Discussion in 'Frontpage news' started by Infested Nexus, Sep 27, 2006.
Read story at CNET News
Mother F*cker! Thats so awsome :bigsmile:
If that 80 core prototype is running Windows, there are so many cores that are idling all the time, it's not even funny!
I'm pretty sure heat dissipation is going to be a problem there. Frankly it just looks like a 200 or 300 mm wafer of chips, nothing that would actually work.
Intel readies massive multicore processors
Well, about time CPU's caught up with GPU's.
And Intel gets dumber. More cores isn't the way to go forever, just like increasing the CPU speed didn't work forever. 80 is too many and I doubt we'd ever need that many to begin with.
Link doesn't work
What would the point in 80core have?
Uh how so? I'm sure Intel has a team or two of engineers working on things like quantum computing and such but it looks like the best way to go atm is more cores. I also fail to see how 80 is to many, if a thread application can scale to use that many then what down side is there to it?
You won't be saying that 5 years from now
But Honestly, we have Quad core, and we dont even need that many right now.
Dual core is more than enough for the hard core gamer.
Only thing that truly Benefits of a quad core CPU is a server.
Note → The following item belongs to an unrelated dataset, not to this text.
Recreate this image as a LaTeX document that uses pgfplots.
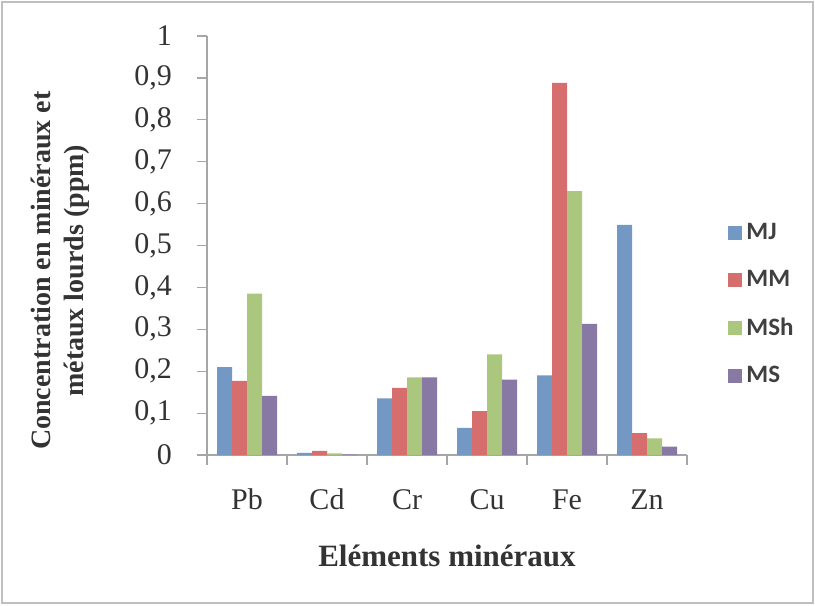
\documentclass[border=0pt]{standalone}
\usepackage{fontspec}
\setmainfont{Liberation Serif}
\newfontfamily\legfont{Carlito}
\usepackage{pgfplots}
\pgfplotsset{compat=1.18}
\definecolor{cMJ}{HTML}{7398C4}
\definecolor{cMM}{HTML}{D66E6E}
\definecolor{cMSh}{HTML}{AAC77D}
\definecolor{cMS}{HTML}{8879A4}
\begin{document}
\begin{tikzpicture}
\begin{axis}[
  scale only axis, width=240pt, height=209.5pt,
  clip=false,
  ymin=0, ymax=1, xmin=-0.5, xmax=5.5,
  ybar=0pt, bar width=7.5pt,
  axis lines*=left,
  axis line style={draw=gray!70, line width=0.6pt},
  tick style={draw=gray!70, line width=0.6pt},
  tick align=outside,
  major tick length=5pt,
  ytick={0,0.1,0.2,0.3,0.4,0.5,0.6,0.7,0.8,0.9,1},
  yticklabels={0,{0,1},{0,2},{0,3},{0,4},{0,5},{0,6},{0,7},{0,8},{0,9},1},
  xtick={-0.5,0.5,1.5,2.5,3.5,4.5,5.5},
  xticklabels={},
  extra x ticks={0,1,2,3,4,5},
  extra x tick labels={Pb,Cd,Cr,Cu,Fe,Zn},
  extra x tick style={major tick length=0pt},
  ticklabel style={font=\fontsize{15}{18}\selectfont, text=black!80},
  xticklabel style={anchor=base, yshift=-27pt},
  yticklabel style={xshift=-9pt},
  ylabel={Concentration en minéraux et\\métaux lourds (ppm)},
  ylabel style={align=center, font=\bfseries\fontsize{14}{16.5}\selectfont, text=black!80, at={(axis description cs:-0.305,0.44)}, anchor=center},
  xlabel={Eléments minéraux},
  xlabel style={font=\bfseries\fontsize{15.5}{18}\selectfont, text=black!80, at={(axis description cs:0.5,-0.267)}, anchor=base},
  legend style={at={(1,0.359)}, anchor=west, xshift=17.5pt, draw=none, fill=none,
    font=\legfont\bfseries\fontsize{12.5}{15}\selectfont, text=black!75,
    row sep=10pt, legend cell align=left},
  legend image code/.code={\fill[#1] (0pt,-3.5pt) rectangle (7pt,3.5pt);},
]
\addplot[fill=cMJ, draw=none] coordinates {(0,0.21) (1,0.005) (2,0.135) (3,0.065) (4,0.19) (5,0.549)};
\addplot[fill=cMM, draw=none] coordinates {(0,0.177) (1,0.01) (2,0.16) (3,0.105) (4,0.888) (5,0.052)};
\addplot[fill=cMSh, draw=none] coordinates {(0,0.385) (1,0.004) (2,0.185) (3,0.24) (4,0.63) (5,0.04)};
\addplot[fill=cMS, draw=none] coordinates {(0,0.141) (1,0.001) (2,0.185) (3,0.18) (4,0.313) (5,0.02)};
\legend{MJ,MM,MSh,MS}
\draw[gray!50, line width=0.8pt] ([shift={(-102.5pt,-74pt)}]rel axis cs:0,0) rectangle ([shift={(63pt,17pt)}]rel axis cs:1,1);
\path ([shift={(-103.5pt,-75pt)}]rel axis cs:0,0) rectangle ([shift={(64pt,18pt)}]rel axis cs:1,1);
\end{axis}
\end{tikzpicture}
\end{document}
After reading the thing about AMD thought they were toast, but now reading this i just might think different. Nvidia needs to start making CPU's
80 cores eh? What we gona need a 5000w psu to run our pc's? I sincerely hope they find way to seriously reduce power consumption on pc's I find it ridicules that we have 1000w psu now and as it is they produce to much heat cause all the power they need. If they can find a way to reduce power consumption and reduce heat greatly I all for this 80 core =P
As it is I dont need heater in my room cause my pc heats it for me :smoke:
Why do you think dual core offered such a huge performance increase? Nothing is made for quad core yet, when games do start supporting it you will see huge gains on those machines. Look at physics based games for example, something like Alan's Wake. In the Alan's Wake Tornado demo they utilize all four cores to their extreme and get a huge benefit from it.
You also talk about nvidia making cpu's, who do you think pioneered multi-core computing? Nvidia has always backed parallel processing, their first major multi paralleled graphics cards was the FX series, you might say thats a blunder but look at what road they have taken the 8800 down. The 8800 has 128 processors working together to compute data, I don't see anyone complaining that nvidia should have stuck with 2.
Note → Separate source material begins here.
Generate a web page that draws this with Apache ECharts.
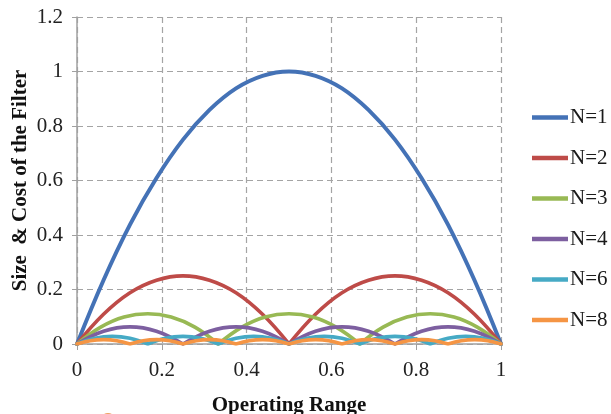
<!DOCTYPE html>
<html>
<head>
<meta charset="utf-8">
<script src="https://cdn.jsdelivr.net/npm/echarts@6/dist/echarts.min.js"></script>
<style>
  html, body { margin: 0; padding: 0; background: #fff; }
  #chart { width: 611px; height: 414px; }
</style>
</head>
<body>
<div id="chart"></div>
<script>
// Normalised size & cost of the filter across the operating range,
// one curve per number of stages N.
const seriesNames = ['N=1', 'N=2', 'N=3', 'N=4', 'N=6', 'N=8'];
const seriesColors = ['#4472b6', '#be4b48', '#98b954', '#7d5fa0', '#46aac5', '#f59544'];

const xN1 = [0, 0.0625, 0.125, 0.1875, 0.25, 0.3125, 0.375, 0.4375, 0.5, 0.5625, 0.625, 0.6875, 0.75, 0.8125, 0.875, 0.9375, 1];
const yN1 = [0, 0.234, 0.438, 0.609, 0.75, 0.859, 0.938, 0.984, 1, 0.984, 0.938, 0.859, 0.75, 0.609, 0.438, 0.234, 0];

const xN2 = [0, 0.0625, 0.125, 0.1875, 0.25, 0.3125, 0.375, 0.4375, 0.5, 0.5625, 0.625, 0.6875, 0.75, 0.8125, 0.875, 0.9375, 1];
const yN2 = [0, 0.109, 0.188, 0.234, 0.25, 0.234, 0.188, 0.109, 0, 0.109, 0.188, 0.234, 0.25, 0.234, 0.188, 0.109, 0];

const xN3 = [0, 0.056, 0.111, 0.167, 0.222, 0.278, 0.333, 0.389, 0.444, 0.5, 0.556, 0.611, 0.667, 0.722, 0.778, 0.833, 0.889, 0.944, 1];
const yN3 = [0, 0.062, 0.099, 0.111, 0.099, 0.062, 0, 0.062, 0.099, 0.111, 0.099, 0.062, 0, 0.062, 0.099, 0.111, 0.099, 0.062, 0];

const xN4 = [0, 0.0625, 0.125, 0.1875, 0.25, 0.3125, 0.375, 0.4375, 0.5, 0.5625, 0.625, 0.6875, 0.75, 0.8125, 0.875, 0.9375, 1];
const yN4 = [0, 0.047, 0.063, 0.047, 0, 0.047, 0.063, 0.047, 0, 0.047, 0.063, 0.047, 0, 0.047, 0.063, 0.047, 0];

const xN6 = [0, 0.042, 0.083, 0.125, 0.167, 0.208, 0.25, 0.292, 0.333, 0.375, 0.417, 0.458, 0.5, 0.542, 0.583, 0.625, 0.667, 0.708, 0.75, 0.792, 0.833, 0.875, 0.917, 0.958, 1];
const yN6 = [0, 0.021, 0.028, 0.021, 0, 0.021, 0.028, 0.021, 0, 0.021, 0.028, 0.021, 0, 0.021, 0.028, 0.021, 0, 0.021, 0.028, 0.021, 0, 0.021, 0.028, 0.021, 0];

const xN8 = [0, 0.031, 0.063, 0.094, 0.125, 0.156, 0.188, 0.219, 0.25, 0.281, 0.313, 0.344, 0.375, 0.406, 0.438, 0.469, 0.5, 0.531, 0.563, 0.594, 0.625, 0.656, 0.688, 0.719, 0.75, 0.781, 0.813, 0.844, 0.875, 0.906, 0.938, 0.969, 1];
const yN8 = [0, 0.012, 0.016, 0.012, 0, 0.012, 0.016, 0.012, 0, 0.012, 0.016, 0.012, 0, 0.012, 0.016, 0.012, 0, 0.012, 0.016, 0.012, 0, 0.012, 0.016, 0.012, 0, 0.012, 0.016, 0.012, 0, 0.012, 0.016, 0.012, 0];

const xTicks = [0, 0.2, 0.4, 0.6, 0.8, 1];
const yTicks = [0, 0.2, 0.4, 0.6, 0.8, 1, 1.2];

const allX = [xN1, xN2, xN3, xN4, xN6, xN8];
const allY = [yN1, yN2, yN3, yN4, yN6, yN8];

// Each arch is its own smoothed piece, so the curve keeps a sharp
// cusp wherever it touches zero inside the range.
function toPieces(xs, ys) {
  const out = [];
  const last = xs.length - 1;
  for (let i = 0; i <= last; i++) {
    out.push([xs[i], ys[i]]);
    if (ys[i] === 0 && i > 0 && i < last) {
      out.push([xs[i], '-']);
      out.push([xs[i], 0]);
    }
  }
  return out;
}

const serif = '"Liberation Serif", "DejaVu Serif", serif';
const gridDash = { color: '#a4a4a4', width: 1.2, type: [6, 4] };

const chart = echarts.init(document.getElementById('chart'), null, { renderer: 'canvas' });

chart.setOption({
  animation: false,
  backgroundColor: '#ffffff',
  grid: { left: 77, right: 110, top: 17, bottom: 70, outerBoundsMode: 'none', containLabel: false },
  legend: {
    orient: 'vertical',
    left: 532,
    top: 107,
    padding: 0,
    icon: 'rect',
    itemWidth: 36,
    itemHeight: 4.5,
    itemGap: 19.5,
    data: seriesNames,
    textStyle: { fontFamily: serif, fontSize: 21, color: '#1a1a1a', lineHeight: 20, padding: [0, 0, 0, -3] }
  },
  xAxis: {
    type: 'value',
    min: xTicks[0],
    max: xTicks[xTicks.length - 1],
    interval: 0.2,
    name: 'Operating Range',
    nameLocation: 'middle',
    nameGap: 51,
    nameMoveOverlap: false,
    nameTextStyle: { fontFamily: serif, fontSize: 21, fontWeight: 'bold', color: '#111' },
    axisLine: { show: true, lineStyle: { color: '#a0a0a0', width: 1.5 } },
    axisTick: { show: true, length: 6, lineStyle: { color: '#a0a0a0' } },
    axisLabel: { fontFamily: serif, fontSize: 21, color: '#222', margin: 16 },
    splitLine: { show: true, lineStyle: gridDash }
  },
  yAxis: {
    type: 'value',
    min: yTicks[0],
    max: yTicks[yTicks.length - 1],
    interval: 0.2,
    name: 'Size  & Cost of the Filter',
    nameLocation: 'middle',
    nameGap: 46,
    nameMoveOverlap: false,
    nameTextStyle: { fontFamily: serif, fontSize: 21, fontWeight: 'bold', color: '#111' },
    axisLine: { show: true, lineStyle: { color: '#a0a0a0', width: 1.5 } },
    axisTick: { show: true, length: 7, lineStyle: { color: '#a0a0a0', type: [5, 4] } },
    axisLabel: { fontFamily: serif, fontSize: 21, color: '#222', margin: 14 },
    splitLine: { show: true, lineStyle: gridDash }
  },
  graphic: [
    {
      type: 'circle',
      shape: { cx: 108, cy: 421, r: 8 },
      style: { fill: '#f0a060' },
      silent: true
    }
  ],
  series: seriesNames.map((name, k) => ({
    name: name,
    type: 'line',
    data: toPieces(allX[k], allY[k]),
    smooth: 0.4,
    showSymbol: false,
    symbol: 'none',
    connectNulls: false,
    color: seriesColors[k],
    lineStyle: { width: k === 0 ? 4 : 3.6, color: seriesColors[k], cap: 'round', join: 'round' }
  }))
});
</script>
</body>
</html>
I remember a mere 20 months ago when I was getting ready to get my Athlon 64 system about how many people were talking about how "dual-core is a foolish endevor. We'll never need that kind of power. etc. etc." yet, today there are no high-end single-core processors left on the market or being developed. I think people are missing the big picture on this processor, and the fact this is from September of last year when it was released.
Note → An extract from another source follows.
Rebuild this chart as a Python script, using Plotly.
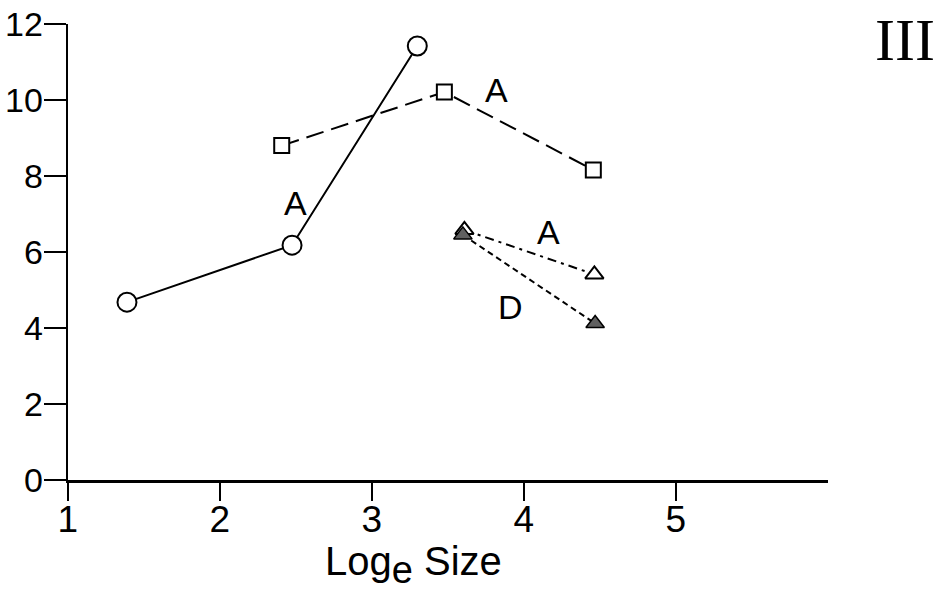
import plotly.graph_objects as go

# ---- data ----
circle_x = [1.39, 2.476, 3.30]
circle_y = [4.68, 6.18, 11.42]

square_x = [2.408, 3.478, 4.458]
square_y = [8.80, 10.21, 8.16]

open_tri_x = [3.61, 4.465]
open_tri_y = [6.58, 5.41]

filled_tri_x = [3.60, 4.47]
filled_tri_y = [6.45, 4.12]

label_texts = ["A", "A", "A", "D"]
label_x = [2.50, 3.82, 4.166, 3.916]
label_y = [7.29, 10.26, 6.53, 4.56]

x_ticks = [1, 2, 3, 4, 5]
y_ticks = [0, 2, 4, 6, 8, 10, 12]

W, H = 934, 592
FONT = "Liberation Sans"

fig = go.Figure()

fig.add_trace(go.Scatter(
    x=square_x, y=square_y, mode="lines+markers",
    line=dict(color="black", width=2, dash="18px,8px"),
    marker=dict(symbol="square", size=15, color="white",
                line=dict(color="black", width=2)),
    showlegend=False, cliponaxis=False))

fig.add_trace(go.Scatter(
    x=circle_x, y=circle_y, mode="lines+markers",
    line=dict(color="black", width=2),
    marker=dict(symbol="circle", size=19, color="white",
                line=dict(color="black", width=2)),
    showlegend=False, cliponaxis=False))

fig.add_trace(go.Scatter(
    x=open_tri_x, y=open_tri_y, mode="lines+markers",
    line=dict(color="black", width=2, dash="9px,5px,3px,5px"),
    marker=dict(symbol="triangle-up", size=16, color="white",
                line=dict(color="black", width=2)),
    showlegend=False, cliponaxis=False))

fig.add_trace(go.Scatter(
    x=filled_tri_x, y=filled_tri_y, mode="lines+markers",
    line=dict(color="black", width=2, dash="6px,4px"),
    marker=dict(symbol="triangle-up", size=16, color="#606060",
                line=dict(color="black", width=1.5)),
    showlegend=False, cliponaxis=False))

annotations = []
for t, lx, ly in zip(label_texts, label_x, label_y):
    annotations.append(dict(x=lx, y=ly, xref="x", yref="y", text=t,
                            showarrow=False,
                            font=dict(family=FONT, size=34, color="black"),
                            xanchor="center", yanchor="middle"))

# axis title
annotations.append(dict(x=413 / W, y=(H - 565) / H, xref="paper", yref="paper",
                        text="Log<sub><span style=\"font-size:38px\">e</span></sub> Size",
                        showarrow=False,
                        font=dict(family=FONT, size=40, color="black"),
                        xanchor="center", yanchor="middle"))

# roman numeral panel label
annotations.append(dict(x=873 / W, y=(H - 40) / H, xref="paper", yref="paper",
                        text="III", showarrow=False,
                        font=dict(family="Liberation Serif", size=60, color="black"),
                        xanchor="left", yanchor="middle"))

x0_px, unit_px = 67.7, 152.0
fig.update_layout(
    width=W, height=H,
    margin=dict(l=0, r=0, t=0, b=0, autoexpand=False),
    paper_bgcolor="white", plot_bgcolor="white",
    annotations=annotations,
    xaxis=dict(
        domain=[x0_px / W, (x0_px + 5 * unit_px) / W],
        range=[1, 6],
        tickvals=x_ticks, ticktext=[str(v) for v in x_ticks],
        ticks="outside", ticklen=18, tickwidth=2, tickcolor="black",
        showline=True, linecolor="black", linewidth=2.5,
        showgrid=False, zeroline=False, automargin=False,
        tickfont=dict(family=FONT, size=37, color="black"),
        ticklabelstandoff=-13,
    ),
    yaxis=dict(
        domain=[(H - 480) / H, (H - 24) / H],
        range=[0, 12],
        tickvals=y_ticks, ticktext=[str(v) for v in y_ticks],
        ticks="outside", ticklen=22, tickwidth=2, tickcolor="black",
        showline=True, linecolor="black", linewidth=2,
        showgrid=False, zeroline=False, automargin=False,
        tickfont=dict(family=FONT, size=34, color="black"),
        ticklabelstandoff=-6,
    ),
)

fig.write_html("out.html")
It's designed for running crazy-high floating point applications in a massively parallel nature. It's not even based on x86 architecture so it's hardly designed for home user, it's more of a proof of concept. Power consumption is very low because any core that isn't being used is shut down and it's clocked fairly modestly. If anything it's a step towards Intel's move towards the GPGPU market as nvidia and ATI both have been bragging about their floating point prowess in recent generations and how they've developed massively cored architecture.
Anandtech did a rather informative article on the chip and how it's mainly a show of concept and not a finalized product yet still could be produced even on today's technology.
Intel's official statement on the "Era of Tera" can be read here.
Intel and AMD are both going in very different directions to end up at the same place. What I mean to say is while AMD is researching in putting multiple different cores on a single die, Intel is researching into doing massively parallel cores that can each do whatever they are asked to do. The end result is that both companies see a future where we no longer have a dedicated graphics card but instead an upgradable chip (or chips) on the board that can do any calculation you want whether it's physics, graphics, AI, or encoding. It will be interesting to see how they both progress in this respect as either way computer architecture will change rather dramatically again.
Intel presentation reveals the future of the CPU-GPU war
can i run halflife 2 and oblivion and cnc3 and solitaire at the samw time on max settings?